The problem plaintiff sees in this administrative scheme is its use of and reliance upon a prior promotion passover as the central factor in determining the recommended level of indorsement. Reliance on that factor, argues plaintiff, deprived him of his rater’s unencumbered judgment, reinforced the negative aspects of his service record and, most importantly, transgressed the restriction that AFR 36-10 places against the use of prior promotion passovers in the OER evaluation process.

In substantiation of his position, plaintiff points, first of all, to section 1.7 of AFR 36-10. That section, titled “Guidelines for Eval*47uation,” cautions evaluators (meaning both raters and indorsers) that they “should not attempt to prejudge whether a ratee will or will not be selected by a future [promotion] board.” More particularly, the regulation states:

[Selection board eligibility status, such as previous nonselection, is not an entry on the selection brief provided to selection boards and should not form the basis for a decision to make a recommendation or to assign a particular potential rating.

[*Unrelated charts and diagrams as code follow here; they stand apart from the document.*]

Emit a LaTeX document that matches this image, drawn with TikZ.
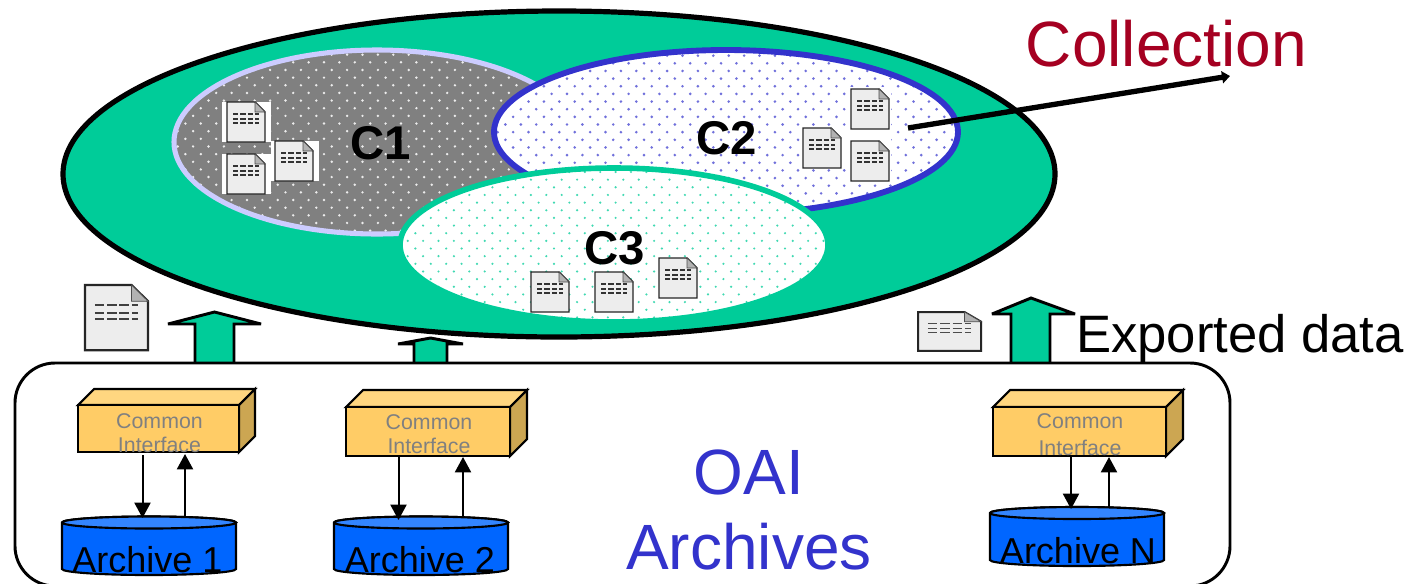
\documentclass[tikz,border=0pt]{standalone}
\usepackage{fontspec}
\setmainfont{Liberation Sans}
\usetikzlibrary{arrows.meta}
\definecolor{grn}{HTML}{00CC99}
\definecolor{blu}{HTML}{3333CC}
\definecolor{lav}{HTML}{CCCCFF}
\definecolor{red1}{HTML}{A50021}
\definecolor{boxf}{HTML}{FFCC66}
\definecolor{boxt}{HTML}{FFD680}
\definecolor{boxs}{HTML}{CCA652}
\definecolor{cyl}{HTML}{0066FF}
\definecolor{cylt}{HTML}{3385FF}
\newcommand{\fsz}[1]{\fontsize{#1}{#1}\selectfont}
\newcommand{\dotfield}[6]{% x0 y0 cols rows radius colour
  \foreach \j in {0,...,#4}{
    \foreach \i in {0,...,#3}{
      \pgfmathsetmacro{\dx}{#1+15.4*\i+7.7*mod(\j,2)}
      \pgfmathsetmacro{\dy}{#2+7.65*\j}
      \fill[#6] (\dx,\dy) circle (#5);
    }
  }
}
\newcommand{\ifbox}[6]{% name x0 x1 y0 y1 off
  \path[boxface,fill=boxt] (#2,#4) -- ++(#6,-#6) -- (#3+#6,#4-#6) -- (#3,#4) -- cycle;
  \path[boxface,fill=boxs] (#3,#4) -- ++(#6,-#6) -- (#3+#6,#5-#6) -- (#3,#5) -- cycle;
  \path[boxface,fill=boxf] (#2,#4) rectangle (#3,#5);
}
\newcommand{\arch}[4]{% x0 x1 ytop ybottom
  \path[boxface,fill=cyl] (#1,#3) -- (#1,#4) arc[start angle=180,end angle=0,x radius={(#2-#1)/2},y radius=6] -- (#2,#3) arc[start angle=0,end angle=-180,x radius={(#2-#1)/2},y radius=6] -- cycle;
  \path[boxface,fill=cylt] (#1,#3) arc[start angle=180,end angle=540,x radius={(#2-#1)/2},y radius=6];
}
\tikzset{
  boxface/.style={draw=black,line width=1.6pt,line join=miter},
  blockarrow/.style={draw=black,fill=grn,line width=2.2pt,line join=miter,miter limit=2},
  thinarrow/.style={draw=black,line width=1.5pt,-{Triangle[length=11.5pt,width=12pt]}},
  label/.style={anchor=base,inner sep=0pt,outer sep=0pt},
  iface/.style={label,text=gray,font=\fsz{16}},
  archlabel/.style={label,text=black,font=\fsz{27}},
  clabel/.style={label,text=black,font=\bfseries\fsz{35.5}},
  bigblue/.style={label,text=blu,font=\fsz{48}},
  docline/.style={black!80,line width=.9pt,dash pattern=on 4pt off 1.6pt},
  docedge/.style={line width=1.1pt},
  docicon/.pic={
    \path[draw=black!85,fill=black!7,line join=miter,docedge] (0,0) -- (28,0) -- (38,10) -- (38,40) -- (0,40) -- cycle;
    \path[draw=black!70,fill=black!30,line width=.5pt] (28,0) -- (38,10) -- (28,10) -- cycle;
    \foreach \yy in {12,17,21}{
      \draw[docline] (6,\yy) -- (32,\yy);
    }
  }
}
\begin{document}
\begin{tikzpicture}[x=0.75pt,y=-0.75pt]
\useasboundingbox (0,0) rectangle (1420,583);
\fill[white] (0,0) rectangle (1420,583);
% outer collection
\path[draw=black,fill=grn,line width=3.9pt] (559,174) ellipse [x radius=496,y radius=163];
% C1
\fill[gray] (377,142) ellipse [x radius=203,y radius=92];
\begin{scope}
\clip (377,142) ellipse [x radius=203,y radius=92];
\dotfield{170}{47}{28}{26}{1.35}{white!85!gray}
\end{scope}
\draw[lav,line width=3.8pt] (377,142) ellipse [x radius=203,y radius=92];
% C2
\fill[white] (726,132) ellipse [x radius=232,y radius=82];
\begin{scope}
\clip (726,132) ellipse [x radius=232,y radius=82];
\dotfield{490}{48}{32}{23}{1.45}{blu!70!white}
\end{scope}
\draw[blu,line width=4.4pt] (726,132) ellipse [x radius=232,y radius=82];
% C3
\fill[white] (614,245) ellipse [x radius=214,y radius=77];
\begin{scope}
\clip (614,245) ellipse [x radius=214,y radius=77];
\dotfield{400}{172}{28}{20}{1.2}{grn!75!white}
\end{scope}
\draw[grn,line width=4.2pt] (614,245) ellipse [x radius=214,y radius=77];
% documents in C1
\fill[white] (222,102) rectangle (271,142);
\fill[white] (222,154) rectangle (271,194);
\fill[white] (271,141) rectangle (319,181);
\pic at (227,102) {docicon};
\pic at (227,154) {docicon};
\pic at (275,141) {docicon};
% documents in C2
\fill[white] (849,87) rectangle (891,182);
\fill[white] (801,126) rectangle (849,169);
\pic at (851,89) {docicon};
\pic at (803,128) {docicon};
\pic at (851,141) {docicon};
% documents in C3
\pic at (531,272) {docicon};
\pic at (595,272) {docicon};
\pic at (659,258) {docicon};
% exported documents
\pic[xscale=1.66,yscale=1.63,docedge/.style={line width=1.7pt},docline/.style={black!75,line width=1.6pt,dash pattern=on 7pt off 2.2pt}] at (85,285) {docicon};
\pic[xscale=1.66,yscale=.97,docedge/.style={line width=1.5pt},docline/.style={black!70,line width=1pt,dash pattern=on 7pt off 2.2pt}] at (918,312) {docicon};
% block arrows
\path[blockarrow] (195,363) -- (195,324) -- (168,324) -- (214.5,312) -- (261,324) -- (234,324) -- (234,363);
\path[blockarrow] (414,363) -- (414,344) -- (398,344) -- (430.5,338) -- (463,344) -- (447,344) -- (447,363);
\path[blockarrow] (1011,363) -- (1011,314) -- (992,314) -- (1031,298) -- (1075,314) -- (1050,314) -- (1050,363);
% OAI container
\draw[black,line width=2.2pt,rounded corners=30pt] (15,363) rectangle (1230,586);
% interface boxes
\ifbox{b1}{78}{239}{405}{452}{16}
\ifbox{b2}{346}{510}{407}{456}{17}
\ifbox{bn}{993}{1166}{407}{456}{17}
% archives
\arch{62}{236}{522.5}{569}
\arch{334}{508}{522.5}{569}
\arch{990}{1164}{513}{560}
% connectors
\coordinate (b1d) at (142.5,455); \coordinate (a1d) at (142.5,518);
\coordinate (b1u) at (185,454);   \coordinate (a1u) at (185,516);
\coordinate (b2d) at (398.5,456); \coordinate (a2d) at (398.5,520);
\coordinate (b2u) at (463,457);   \coordinate (a2u) at (463,517);
\coordinate (bnd) at (1071,456);  \coordinate (and) at (1071,509);
\coordinate (bnu) at (1109,457);  \coordinate (anu) at (1109,508);
\draw[thinarrow] (b1d) -- (a1d);
\draw[thinarrow] (a1u) -- (b1u);
\draw[thinarrow] (b2d) -- (a2d);
\draw[thinarrow] (a2u) -- (b2u);
\draw[thinarrow] (bnd) -- (and);
\draw[thinarrow] (anu) -- (bnu);
\coordinate (linestart) at (908,128);
\coordinate (lineend) at (1230,76);
\draw[black,line width=4pt,-{Triangle[length=6pt,width=9pt]}] (linestart) -- (lineend);
% labels
\node[label,text=red1,font=\fsz{48}] (coll) at (1166.5,66) {Collection};
\node[label,text=black,font=\fsz{39.5}] (exp) at (1240,352) {Exported data};
\node[clabel] (c1) at (381,159) {C1};
\node[clabel] (c2) at (727,154) {C2};
\node[clabel] (c3) at (615,264) {C3};
\node[bigblue] (oai) at (749,494) {OAI};
\node[bigblue] (arcs) at (749,569) {Archives};
\node[iface] (i1a) at (159.5,428) {Common};
\node[iface] (i1b) at (159.5,452.5) {Interface};
\node[iface] (i2a) at (429,429) {Common};
\node[iface] (i2b) at (429,453.5) {Interface};
\node[iface] (i3a) at (1080,428) {Common};
\node[iface] (i3b) at (1080,455) {Interface};
\node[archlabel] (a1) at (147.5,572) {Archive 1};
\node[archlabel] (a2) at (420,572) {Archive 2};
\node[archlabel] (an) at (1078,563) {Archive N};
\end{tikzpicture}
\end{document}
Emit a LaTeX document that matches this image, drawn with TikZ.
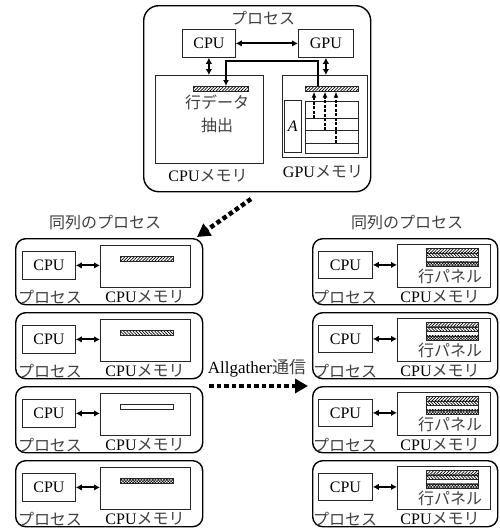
\documentclass[tikz,border=0pt]{standalone}
\usepackage{fontspec}
\setmainfont{Liberation Serif}
\newfontfamily\jp{Noto Sans CJK JP}
\usetikzlibrary{arrows.meta,patterns.meta}

\tikzset{
  outerbox/.style={draw, line width=1.4pt, rounded corners=10pt, inner sep=0pt},
  innerbox/.style={draw=black!85, line width=0.8pt, inner sep=0pt, anchor=north west},
  barbox/.style={draw=black!85, line width=0.6pt, inner sep=0pt, anchor=north west,
    minimum width=53pt, minimum height=5pt},
  pne/.style={pattern={Lines[angle=45,distance=2.2pt,line width=0.7pt]}},
  pnw/.style={pattern={Lines[angle=-45,distance=2.2pt,line width=0.7pt]}},
  pnone/.style={},
  pdots/.style={pattern={Hatch[angle=45,distance=2pt,line width=0.5pt]}},
  dbl/.style={{Latex[length=6pt,width=6.5pt]}-{Latex[length=6pt,width=6.5pt]}, line width=1.9pt},
  feed/.style={line width=1.4pt, -{Latex[length=6pt,width=6pt]}},
  dasharr/.style={line width=1.2pt, dash pattern=on 3pt off 1.5pt, -{Latex[length=6pt,width=5pt]}},
  bigdot/.style={line width=4.5pt, dash pattern=on 4.5pt off 3pt,
    -{Triangle[length=13pt,width=14pt]}},
  lbl/.style={inner sep=0pt},
  jptxt/.style={inner sep=0pt, text=black!75, font=\fontsize{16}{18}\selectfont\jp},
}

% one process of the left column: CPU, its memory and a single row bar
\newcommand\leftproc[4]{%
  \begin{scope}[shift={(#2,#3)}, name prefix=#1-]
    \node[outerbox, anchor=north west, minimum width=187pt, minimum height=66pt] (box) at (0,0) {};
    \node[innerbox, minimum width=53pt, minimum height=28pt] (cpu) at (7,13) {};
    \node[lbl] at (cpu.center) {CPU};
    \node[innerbox, minimum width=90pt, minimum height=42pt] (mem) at (85,7) {};
    \node[barbox, #4] (bar) at (105,18) {};
    \draw[dbl] (cpu.east) -- (mem.west |- cpu.east);
    \node[jptxt] (plbl) at (35,59) {プロセス};
    \node[lbl] (mlbl) at (130,59) {CPU{\jp\color{black!75}メモリ}};
  \end{scope}}

% one process of the right column: CPU and its memory holding the row panel
\newcommand\rightproc[3]{%
  \begin{scope}[shift={(#2,#3)}, name prefix=#1-]
    \node[outerbox, anchor=north west, minimum width=185pt, minimum height=66pt] (box) at (0,0) {};
    \node[innerbox, minimum width=54pt, minimum height=27pt] (cpu) at (6,13) {};
    \node[lbl] at (cpu.center) {CPU};
    \node[innerbox, minimum width=93pt, minimum height=43pt] (mem) at (85,6) {};
    \node[barbox, pne, minimum height=4.5pt, minimum width=52pt] (r1) at (114,10) {};
    \node[barbox, pnw, minimum height=4.5pt, minimum width=52pt] (r2) at (114,14.5) {};
    \node[barbox, minimum height=4.5pt, minimum width=52pt] (r3) at (114,19) {};
    \node[barbox, pdots, minimum height=4.5pt, minimum width=52pt] (r4) at (114,23.5) {};
    \node[jptxt] (panel) at (138,38) {行パネル};
    \draw[dbl] (cpu.east) -- (mem.west |- cpu.east);
    \node[jptxt] (plbl) at (33,59) {プロセス};
    \node[lbl] (mlbl) at (128,59) {CPU{\jp\color{black!75}メモリ}};
  \end{scope}}

\begin{document}
\begin{tikzpicture}[x=1pt, y=-1pt, font=\fontsize{16}{18}\selectfont]
\useasboundingbox (0,0) rectangle (500,528);

% ---- the single process with CPU and GPU ----
\node[outerbox, rounded corners=15pt, anchor=north west, minimum width=227pt, minimum height=186pt] (proc) at (143,5) {};
\node[jptxt] (ptitle) at (263,18) {プロセス};
\node[innerbox, minimum width=53pt, minimum height=28pt] (cpu) at (182,29) {};
\node[lbl] at (cpu.center) {CPU};
\node[innerbox, minimum width=55pt, minimum height=28pt] (gpu) at (298,29) {};
\node[lbl] at (gpu.center) {GPU};
\draw[dbl] (cpu.east) -- (gpu.west);

\node[innerbox, minimum width=108pt, minimum height=88pt] (cpumem) at (155,75) {};
\node[innerbox, minimum width=85pt, minimum height=82pt] (gpumem) at (282,75) {};
\node[lbl] (cpumemlbl) at (208,176) {CPU{\jp\color{black!75}メモリ}};
\node[lbl] (gpumemlbl) at (323,172) {GPU{\jp\color{black!75}メモリ}};

\draw[dbl] (cpu.south) -- (cpu.south |- cpumem.north);
\draw[dbl] (gpu.south) -- (gpu.south |- gpumem.north);

\node[barbox, pne, minimum width=55pt] (cbar) at (193,86) {};
\node[barbox, pne, minimum width=53pt] (gbar) at (305,86) {};

\coordinate (gsrc) at ([xshift=13pt]gbar.north west);
\coordinate (ctgt) at ([xshift=33pt]cbar.north west);
\draw[feed] (gsrc) -- ++(0,-25) -| (ctgt);

\node[jptxt] (extract1) at (217,102) {行データ};
\node[jptxt] (extract2) at (217,125) {抽出};

\node[innerbox, minimum width=17pt, minimum height=52pt] (amat) at (284,100) {};
\node[lbl] at (amat.center) {\textit{A}};
\node[innerbox, minimum width=53pt, minimum height=52pt] (grid) at (305,101) {};
\draw[black!85, line width=0.8pt]
  (grid.west |- 0,118) -- (grid.east |- 0,118)
  (grid.west |- 0,130) -- (grid.east |- 0,130)
  (grid.west |- 0,143) -- (grid.east |- 0,143);
\coordinate (g1) at (314,118);
\coordinate (g2) at (325,130);
\coordinate (g3) at (336,143);
\draw[dasharr] (g1) -- (g1 |- gbar.south);
\draw[dasharr] (g2) -- (g2 |- gbar.south);
\draw[dasharr] (g3) -- (g3 |- gbar.south);

% ---- processes of the same column ----
\node[jptxt] (lhead) at (105,223) {同列のプロセス};
\node[jptxt] (rhead) at (407,223) {同列のプロセス};

\leftproc{L1}{15}{238}{pne}
\leftproc{L2}{15}{312}{pnw}
\leftproc{L3}{15}{386}{pnone}
\leftproc{L4}{15}{460}{pdots}

\rightproc{R1}{312}{238}
\rightproc{R2}{312}{312}
\rightproc{R3}{312}{386}
\rightproc{R4}{312}{460}

% ---- data flow arrows ----
\coordinate (dstart) at (251,199);
\coordinate (dend) at (197,237);
\draw[bigdot] (dstart) -- (dend);

\node[lbl, font=\fontsize{17}{19}\selectfont] (aglbl) at (257,368) {Allgather{\jp\color{black!75}通信}};
\coordinate (astart) at (209,386);
\coordinate (aend) at (308,386);
\draw[bigdot] (astart) -- (aend);
\end{tikzpicture}
\end{document}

To drive home its point, the regulation goes on to provide a list of items that should not play a part in the OER evaluation process or find their way into an evaluator’s comments in an OER. Promotability is on this list. The relevant section, section 3-14, titled “Inappropriate Items,” reads as follows:

Certain material is inappropriate and must not be considered in the evaluation process or included in comments in evaluation reports or indorsements to them. Do not consider or refer to:
f. An officer’s potential for promotion to general officer, if the officer is serving below the grade of colonel.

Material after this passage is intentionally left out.